Ocorreu-me este apontamento escrito no meu moleskine, em Paris, em maio de 2014:

Cheguei ao Cemitério do Père-Lachaise: uma cidade construída para os mortos dentro da cidade dos vivos, mas bem delimitada, não tanto pelos imponentes muros, mas fundamentalmente pela consciência de que este é um domínio que os vivos não cobiçam. Aqui percebe-se que honramos os mortos com monumentos fúnebres com a pretensão de prender a memória por meio dessa atadura abstracta que é um epitáfio ou um nome inscrito na pedra, ou a vacuidade de expressões como “morada perpétua”.
É estranho: os monumentos fúnebres são os instrumentos com que esquecemos os mortos, edificamos-lhes memoriais em pedra para que possamos esquecê-los sem que nos sintamos culpados… e para que eles nos esqueçam. Mas nem nós os lembramos, nem a morte se esquece de nós. É aterrador: aqui, no meio de tantos memoriais, só há esquecimento. Na verdade, os corpos já se decompuseram, os túmulos estão em ruínas e um dia não restará memória do Cemitério do Père-Lachaise e não haverá quem lembre a beleza de Paris ou a glória da França. “C’est la vie! La réalité sans espoir”.
E neste silêncio grave, consigo escutar o rumor da morte.
Só há turistas e mortos no Cemitério do Père-Lachaise. Os turistas passeiam pelo cemitério com a mesma displicência com que percorrem os corredores do Louvre. Procuram a sepultura de uma celebridade com a mesma gula ingénua com que se detêm diante da Gioconda. Têm mais olhos que barriga.
Eu também passei pela sepultura de Balzac, de Proust e de Oscar Wilde, mas vim ao Père-Lachaise com um propósito bem definido. Li recentemente as memórias de Paris de Diogo de Macedo – «14 Cité Falguière» –, onde me apaixonei pela pessoa de Amedeo Modigliani [há muito me apaixonei pelo pintor…]. Queria sentar-me junto à sua sepultura, onde também se encontra o corpo de Jeanne Hébuterne.

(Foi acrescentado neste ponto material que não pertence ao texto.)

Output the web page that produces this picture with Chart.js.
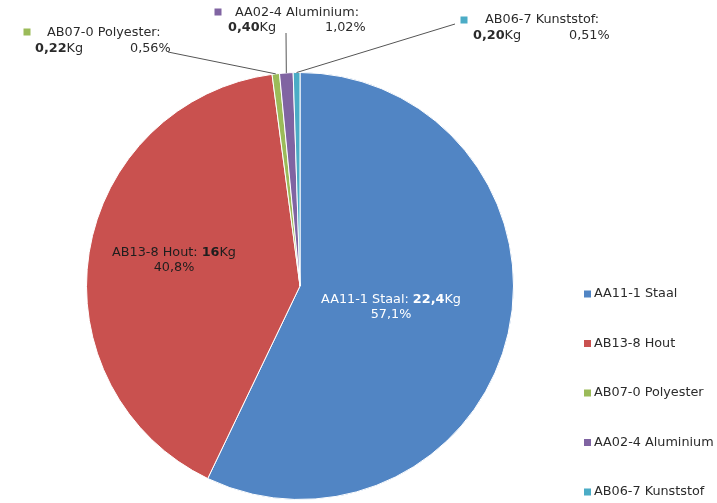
<!DOCTYPE html>
<html>
<head>
<meta charset="utf-8">
<script src="https://cdn.jsdelivr.net/npm/chart.js@4"></script>
<style>
  html, body { margin: 0; padding: 0; background: #fff; }
  #wrap { width: 717px; height: 503px; }
</style>
</head>
<body>
<div id="wrap"><canvas id="myChart" width="717" height="503"></canvas></div>
<script>
"use strict";

// chart data
const categories = ["AA11-1 Staal", "AB13-8 Hout", "AB07-0 Polyester", "AA02-4 Aluminium", "AB06-7 Kunststof"];
const weights = [22.4, 16, 0.22, 0.40, 0.20];
const weightLabels = ["22,4", "16", "0,22", "0,40", "0,20"];
const percentLabels = ["57,1%", "40,8%", "0,56%", "1,02%", "0,51%"];
const sliceColors = ["#5185c4", "#c9514f", "#9bbb59", "#8064a2", "#4bacc6"];

const FONT = "DejaVu Sans, Verdana, sans-serif";
const SIZE = "12.8px ";
const TEXT = "#2b2b2b";

// where each label goes (inside = centred text in slice, outside = callout)
const labelLayout = [
  { inside: true, x: 391, y: 300, color: "#ffffff" },
  { inside: true, x: 174, y: 253, color: "#1e1e1e" },
  { sq: [27, 32], name: [47, 33], kg: [35, 49], pct: [130, 49], from: [168, 52] },
  { sq: [218, 12], name: [235, 13], kg: [228, 28], pct: [325, 28], from: [286, 33] },
  { sq: [464, 20], name: [485, 20], kg: [473, 36], pct: [569, 36], from: [455, 24] },
];

function richWidth(ctx, parts) {
  let w = 0;
  for (let p of parts) {
    ctx.font = (p.bold ? "bold " : "") + SIZE + FONT;
    w += ctx.measureText(p.text).width;
  }
  return w;
}

function drawRich(ctx, parts, x, y, center) {
  let start = center ? x - richWidth(ctx, parts) / 2 : x;
  for (let p of parts) {
    ctx.font = (p.bold ? "bold " : "") + SIZE + FONT;
    ctx.fillText(p.text, start, y);
    start += ctx.measureText(p.text).width;
  }
}

const labelPlugin = {
  id: "sliceLabels",
  afterDatasetsDraw(chart) {
    const ctx = chart.ctx;
    const meta = chart.getDatasetMeta(0);
    ctx.save();
    ctx.textBaseline = "middle";
    ctx.textAlign = "left";

    for (let i = 0; i < categories.length; i++) {
      let lay = labelLayout[i];
      let arc = meta.data[i];
      if (lay.inside) {
        ctx.fillStyle = lay.color;
        drawRich(ctx, [{ text: categories[i] + ": " }, { text: weightLabels[i], bold: true }, { text: "Kg" }], lay.x, lay.y, true);
        drawRich(ctx, [{ text: percentLabels[i] }], lay.x, lay.y + 15, true);
        continue;
      }
      // leader line to the middle of the slice's outer edge
      let mid = (arc.startAngle + arc.endAngle) / 2;
      let ex = arc.x + Math.cos(mid) * arc.outerRadius;
      let ey = arc.y + Math.sin(mid) * arc.outerRadius;
      ctx.strokeStyle = "#555555";
      ctx.lineWidth = 1;
      ctx.beginPath();
      ctx.moveTo(lay.from[0], lay.from[1]);
      ctx.lineTo(ex, ey);
      ctx.stroke();

      ctx.fillStyle = sliceColors[i];
      ctx.fillRect(lay.sq[0] - 3.5, lay.sq[1] - 3.5, 7, 7);
      ctx.fillStyle = TEXT;
      drawRich(ctx, [{ text: categories[i] + ":" }], lay.name[0], lay.name[1], false);
      drawRich(ctx, [{ text: weightLabels[i], bold: true }, { text: "Kg" }], lay.kg[0], lay.kg[1], false);
      drawRich(ctx, [{ text: percentLabels[i] }], lay.pct[0], lay.pct[1], false);
    }

    // legend on the right
    for (let i = 0; i < categories.length; i++) {
      let y = 294 + i * 49.5;
      ctx.fillStyle = sliceColors[i];
      ctx.fillRect(584, y - 3.5, 7, 7);
      ctx.fillStyle = TEXT;
      drawRich(ctx, [{ text: categories[i] }], 594, y, false);
    }
    ctx.restore();
  },
};

const data = {
  labels: categories,
  datasets: [
    {
      data: weights,
      backgroundColor: sliceColors,
      borderColor: "#ffffff",
      borderWidth: 1,
    },
  ],
};

const config = {
  type: "pie",
  data: data,
  options: {
    responsive: false,
    animation: false,
    layout: {
      padding: { left: 86, right: 203, top: 72, bottom: 3 },
    },
    plugins: {
      legend: { display: false },
      tooltip: { enabled: false },
    },
  },
  plugins: [labelPlugin],
};

new Chart(document.getElementById("myChart"), config);
</script>
</body>
</html>
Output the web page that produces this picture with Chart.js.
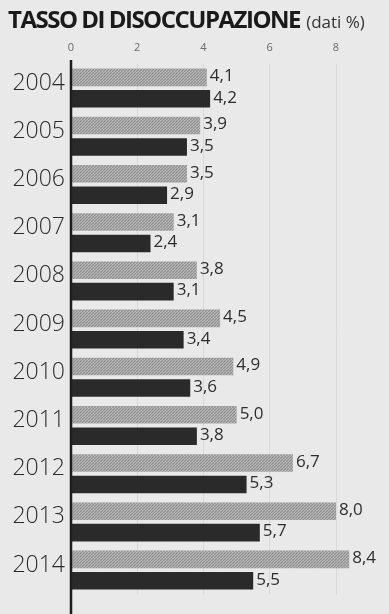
<html lang="it">
<head>
    <meta charset="UTF-8">
    <title>Tasso di disoccupazione</title>
    <script src="https://cdn.jsdelivr.net/npm/chart.js"></script>
    <style>
        html, body { margin: 0; padding: 0; background: #e9e9e9; }
        #wrap { position: relative; width: 389px; height: 614px; overflow: hidden; }
        #title {
            position: absolute; left: 8px; top: 2px; white-space: nowrap;
            font-family: "Open Sans", sans-serif; color: #1a1a1a;
        }
        #title b { font-size: 24px; font-weight: 700; font-stretch: 100%; }
        #title span { font-size: 17px; font-weight: 400; color: #333; margin-left: 2px; }
        canvas { position: absolute; left: 0; top: 0; }
    </style>
</head>
<body>
<div id="wrap">
    <canvas id="myChart" width="389" height="614"></canvas>
    <div id="title"><b id="main">TASSO DI DISOCCUPAZIONE</b> <span>(dati %)</span></div>
</div>

<script>
    // data
    const years = ['2004', '2005', '2006', '2007', '2008', '2009', '2010', '2011', '2012', '2013', '2014'];
    const greyValues = [4.1, 3.9, 3.5, 3.1, 3.8, 4.5, 4.9, 5.0, 6.7, 8.0, 8.4];
    const blackValues = [4.2, 3.5, 2.9, 2.4, 3.1, 3.4, 3.6, 3.8, 5.3, 5.7, 5.5];
    const xTicks = [0, 2, 4, 6, 8];

    // tighten the bold title to the width it has in the paper
    var main = document.getElementById('main');
    var w = main.getBoundingClientRect().width;
    main.style.letterSpacing = ((292 - w) / main.textContent.length) + 'px';

    // small halftone pattern for the grey bars
    function greyPattern() {
        var c = document.createElement('canvas');
        c.width = 3; c.height = 3;
        var g = c.getContext('2d');
        g.fillStyle = '#a8a8a8'; g.fillRect(0, 0, 3, 3);
        g.fillStyle = '#909090'; g.fillRect(0, 0, 1, 1); g.fillRect(1, 2, 1, 1); g.fillRect(2, 1, 1, 1);
        g.fillStyle = '#bababa'; g.fillRect(1, 0, 1, 1); g.fillRect(0, 2, 1, 1);
        return g.createPattern(c, 'repeat');
    }

    // value labels at the end of each bar + axis line
    const extras = {
        id: 'extras',
        afterDatasetsDraw(chart) {
            var ctx = chart.ctx;
            ctx.save();
            ctx.font = '17px "Open Sans", sans-serif';
            ctx.fillStyle = '#2e2e2e';
            ctx.textBaseline = 'middle';
            chart.data.datasets.forEach(function (ds, i) {
                chart.getDatasetMeta(i).data.forEach(function (bar, j) {
                    var txt = ds.data[j].toFixed(1).replace('.', ',');
                    ctx.fillText(txt, bar.x + 3, bar.y - 1);
                });
            });
            var a = chart.chartArea;
            ctx.strokeStyle = '#1c1c1c';
            ctx.lineWidth = 2.5;
            ctx.beginPath();
            ctx.moveTo(a.left, a.top - 4);
            ctx.lineTo(a.left, chart.height);
            ctx.stroke();
            ctx.restore();
        }
    };

    var ctx = document.getElementById('myChart').getContext('2d');
    var myChart = new Chart(ctx, {
        type: 'bar',
        data: {
            labels: years,
            datasets: [{
                label: 'grigio',
                data: greyValues,
                backgroundColor: greyPattern(),
                categoryPercentage: 0.89,
                barPercentage: 0.82
            }, {
                label: 'nero',
                data: blackValues,
                backgroundColor: '#2a2a2a',
                categoryPercentage: 0.89,
                barPercentage: 0.82
            }]
        },
        options: {
            indexAxis: 'y',
            responsive: false,
            animation: false,
            layout: { padding: { top: 30, right: 0, bottom: 7, left: 0 } },
            plugins: {
                legend: { display: false },
                tooltip: { enabled: false }
            },
            scales: {
                x: {
                    position: 'top',
                    min: 0,
                    max: 9.6,
                    afterBuildTicks: function (s) { s.ticks = xTicks.map(function (v) { return { value: v }; }); },
                    afterFit: function (s) { s.height = 34; },
                    grid: { color: 'rgba(0,0,0,0.07)', drawTicks: false },
                    border: { display: false },
                    ticks: {
                        padding: 10,
                        color: '#6a6a6a',
                        font: { family: 'Open Sans', size: 11 }
                    }
                },
                y: {
                    afterFit: function (s) { s.width = 71; },
                    grid: { display: false, drawTicks: false },
                    border: { display: false },
                    ticks: {
                        padding: 6,
                        labelOffset: -5,
                        color: '#2a2a2a',
                        font: { family: 'Open Sans', size: 23, weight: '300' }
                    }
                }
            }
        },
        plugins: [extras]
    });
</script>
</body>
</html>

Na verdade, foi por causa de Jeanne que vim ao Cemitério do Père-Lachaise. Amedeo morreu no dia 24 de janeiro de 1920 [vítima de tuberculose e de uma dessas vidas de que se morre antes que o tempo traga a morte]; no dia seguinte, Jeanne [com uma filha com pouco mais de um ano e grávida de oito meses] põe fim à sua vida [vítima de uma dessas mortes de que se vive antes que o tempo traga a vida]. Só passados nove anos o seu corpo [cujo útero se converteu num sombrio e solene ataúde] se juntou ao de Amedeo.
Aqui sentado, junto a flores mortas, tristes como melopeias sobre o granito, disse-lhe algo que não me atrevo a escrever.
Começou a chover. Não tenho um cigarro que possa fumar. Um corvo hierático e lúgubre pousou numa sepultura próxima. Podia ser um pássaro azul, onírico, de esplêndidas asas metafísicas… mas é apenas um corvo, negro como são os corvos.
Está na hora de regressar ao mundo dos vivos. Talvez não volte à sepultura de Amedeo e de Jeanne. Há coisas que só se dizem uma vez, confissões que não podem ser repetidas.